Tony got close enough to Tupa to rock his head back with an overhand right. Tupa lashed out with the mug with which he’d inadvertently chilled Nancy. Ike landed on Tony’s back. He tried to grapple with the black bouncer, hampered by the ax handle he was still holding in one hand. He seemed as if he’d forgotten all about it.
Tupa brought his ham-hock-sized left hand up in an uppercut into Tony’s downturned face. The bouncer’s knees bucked. He toppled backward onto his ass on the floor. Ike scrambled to jump free.
Off to one side, Conn became aware of Lem Sharkey sitting up with his shotgun cracked open. He was muttering to himself as he fumbled in his pockets, apparently for fresh shells to load into the wep.
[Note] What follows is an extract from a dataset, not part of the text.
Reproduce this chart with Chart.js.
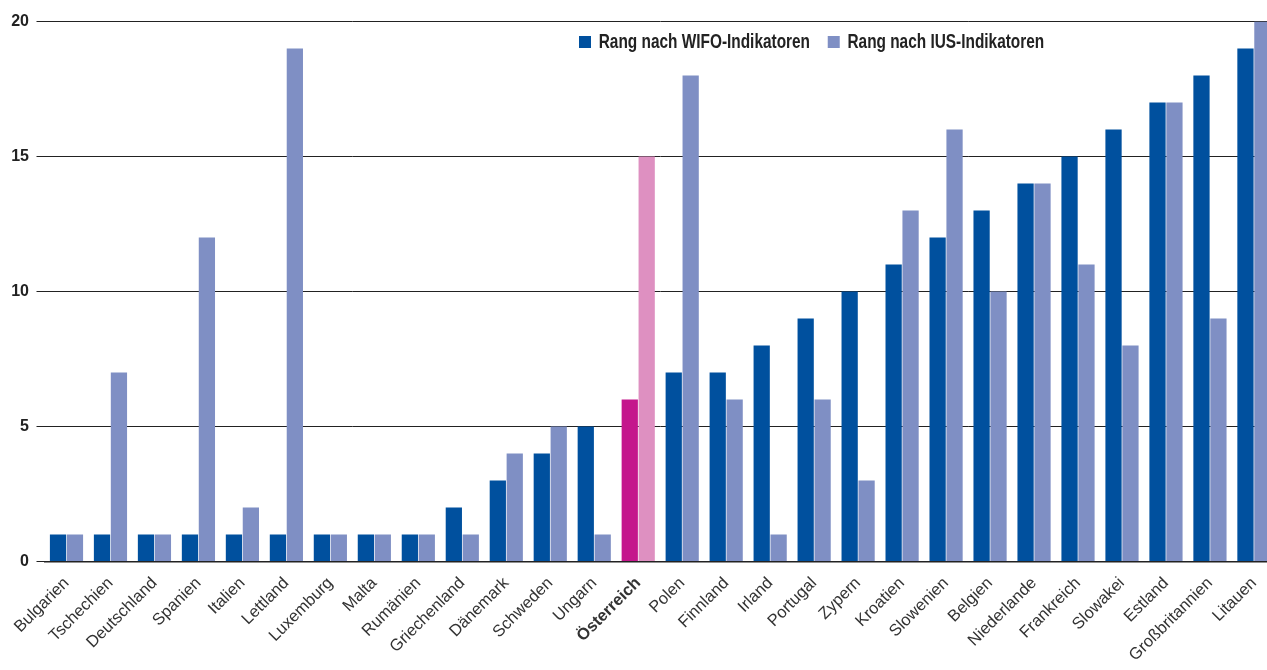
<!DOCTYPE html>
<html>
<head>
<meta charset="utf-8">
<script src="https://cdn.jsdelivr.net/npm/chart.js@4/dist/chart.umd.min.js"></script>
<style>
  html, body { margin: 0; padding: 0; background: #fff; overflow: hidden; }
  #wrap { width: 1280px; height: 670px; position: relative; }
  canvas { display: block; }
</style>
</head>
<body>
<div id="wrap"><canvas id="c" width="1280" height="670"></canvas></div>
<script>
const categories = ["Bulgarien","Tschechien","Deutschland","Spanien","Italien","Lettland","Luxemburg","Malta","Rumänien","Griechenland","Dänemark","Schweden","Ungarn","Österreich","Polen","Finnland","Irland","Portugal","Zypern","Kroatien","Slowenien","Belgien","Niederlande","Frankreich","Slowakei","Estland","Großbritannien","Litauen"];
const wifoRank = [1,1,1,1,1,1,1,1,1,2,3,4,5,6,7,7,8,9,10,11,12,13,14,15,16,17,18,19];
const iusRank  = [1,7,1,12,2,19,1,1,1,1,4,5,1,15,18,6,1,6,3,13,16,10,14,11,8,17,9,20];
const seriesNames = ["Rang nach WIFO-Indikatoren","Rang nach IUS-Indikatoren"];
const yTicks = [0,5,10,15,20];
const highlight = "Österreich";

const WIDE = "'Liberation Sans',Arial,sans-serif";
const wifoColor = "#00509E", iusColor = "#7F8FC4";
const wifoHi = "#C4168C", iusHi = "#DE90C1";

const LEG_X0 = 579, LEG_SCALE = 0.77, LEG_PAD = 23;

const legendPos = {
  id: 'legendPos',
  beforeLayout(chart) {
    const lg = chart.legend;
    if (!lg || lg._patched) return;
    lg._patched = true;
    const origFit = lg.fit;
    lg.fit = function () { origFit.call(this); this._realH = this.height; this.height = 0; };
    const origDraw = lg.draw;
    lg.draw = function () {
      const ctx = this.ctx;
      ctx.save();
      ctx.translate(LEG_X0, 0);
      ctx.scale(LEG_SCALE, 1);
      ctx.translate(-LEG_X0, 0);
      origDraw.call(this);
      ctx.restore();
    };
  },
  afterLayout(chart) {
    const lg = chart.legend;
    if (!lg) return;
    const w = lg.width, h = lg._realH || 60;
    lg.left = LEG_X0 - LEG_PAD; lg.right = lg.left + w;
    lg.top = 9; lg.bottom = lg.top + h; lg.height = h;
  }
};

new Chart(document.getElementById('c'), {
  type: 'bar',
  data: {
    labels: categories,
    datasets: [
      { label: seriesNames[0], data: wifoRank,
        backgroundColor: categories.map(c => c === highlight ? wifoHi : wifoColor),
        categoryPercentage: 0.77, barPercentage: 0.96 },
      { label: seriesNames[1], data: iusRank,
        backgroundColor: categories.map(c => c === highlight ? iusHi : iusColor),
        categoryPercentage: 0.77, barPercentage: 0.96 }
    ]
  },
  options: {
    responsive: false,
    animation: false,
    devicePixelRatio: 1,
    layout: { padding: { top: 21.5, right: 3.5, left: 0, bottom: 0 } },
    plugins: {
      tooltip: { enabled: false },
      legend: {
        position: 'top',
        align: 'start',
        labels: {
          boxWidth: 12 / LEG_SCALE, boxHeight: 12, padding: LEG_PAD,
          color: '#222',
          font: { family: WIDE, size: 20, weight: 'bold' },
          generateLabels(chart) {
            return chart.data.datasets.map((ds, i) => ({
              text: ds.label,
              fillStyle: i === 0 ? wifoColor : iusColor,
              strokeStyle: i === 0 ? wifoColor : iusColor,
              lineWidth: 0,
              hidden: false,
              datasetIndex: i,
              fontColor: '#222'
            }));
          }
        }
      }
    },
    scales: {
      x: {
        offset: true,
        grid: { display: false, drawTicks: false },
        border: { display: true, color: '#222', width: 1.5 },
        ticks: {
          autoSkip: false, minRotation: 45, maxRotation: 45, padding: 12,
          color: '#333',
          font: ctx => ({ family: WIDE, size: 16.5, weight: (categories[ctx.index] === highlight ? 'bold' : 'normal') })
        },
        afterFit(s) { s.height = 108.5; }
      },
      y: {
        min: 0, max: 20,
        afterBuildTicks(s) { s.ticks = yTicks.map(v => ({ value: v })); },
        grid: { color: '#222', lineWidth: 1, drawTicks: true, tickLength: 8 },
        border: { display: false },
        ticks: {
          padding: 7.5, color: '#222',
          font: { family: WIDE, size: 16, weight: 'bold' }
        },
        afterFit(s) { s.width = 44.5; }
      }
    }
  },
  plugins: [legendPos]
});
</script>
</body>
</html>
Tupa, his brown eyes bloodshot, wagged his head from side to side like a bull cornered by a pack of wolves. He noticed Conn lying almost at his feet, still dazed. He reached down, grabbed a handful of the front of Conn’s shirt, and hauled him up bodily back to his feet as if he weighed no more than a rag doll.
“Wait,” Conn tried to say, “can’t we talk about it?” But a fist like a dark moon eclipsed his vision and slammed into his face. It struck just a glancing blow, but it was enough to send fresh sparks shooting behind Conn’s eyes, and his stomach sloshing to a fresh wave of nausea.
Suddenly an arm like a pale tree trunk coiled around Tupa’s enormous neck from behind. The huge fist cocked back for a second try at caving in Conn’s face instead grabbed for the forearm. The other let go of Conn’s shirt and dropped him back to the floor.
The sharp crack on his tailbone roused Conn from his fog. A second hand, no smaller than Tupa’s own, appeared around the round head from the other side, grasped the man’s jaw and yanked it hard to the left.
The bull neck snapped with the sound of a dry hickory branch broken over someone’s knee.
The smell of fresh, wet shit hit Conn like another, invisible fist as the huge man’s bowels voided. The arm released his neck. He slumped into an oddly shapeless heap.
“That’ll teach you, you taint,” Potar Baggart snarled. “Where you get off, laying hands on Mr. Conn?”
Mathus Conn was more astonished than relieved, but
as his scattered wits pulled themselves back together, he realized Lem Sharkey was crawling, open-breeched blaster in hand, across the floor toward a pair of brown waxed-paper/black-powder shotgun shells that had rolled away from him.
Urgency filled the gaudy owner. He rolled onto his own hands and knees. As he did, his vision swept the sprawled body of his assistant.
Her blue eyes were open, and staring right into his.
Nancy
…
Through his mind flashed an image of them standing by a stream—Stenson’s Creek—when she was eight and he was mebbe ten, watching her swing back and forth on a sling made from a length of scrap deer hide from her father’s tannery, watching her long blond hair stream out behind her as she flew against the clear sky, to splash down into the brown-green water. How the droplets turned into a spray of tiny rainbows…
Then he saw Chad, still on his knees, with the ax embedded in his shoulder, clutching at it with his right hand. His square-jawed jock face slumped forward, eyes wide and blanked with pain. The skin had grayed and hung on his face like an old man’s.
No blood on his mouth, the cooler part of Conn’s mind said. No froth from his nostrils. Lung isn’t hit. Likely he’ll live.
But he didn’t indulge himself wallowing in that thought, either. He scrambled toward the gap past the end of the hickory bar that led to the doors to the kitchen annex out back—and to the back of the bar. As he moved, he willed himself to push up off the floor. His brain was still spinning, his stomach seethed with nausea, and his
limbs seemed made of lead and connected loosely with wet bar rags.
But though he was no man of action, Conn had dedicated his whole life to doing what needed to be done. And now, despite the unlikely and timely intervention of Conn’s near-nemesis, Potar Baggart, in taking down the monstrous attacker, the odds were nowhere near even yet. He knew they were fixing to get worse once that little snake Lem got his scattergun recharged.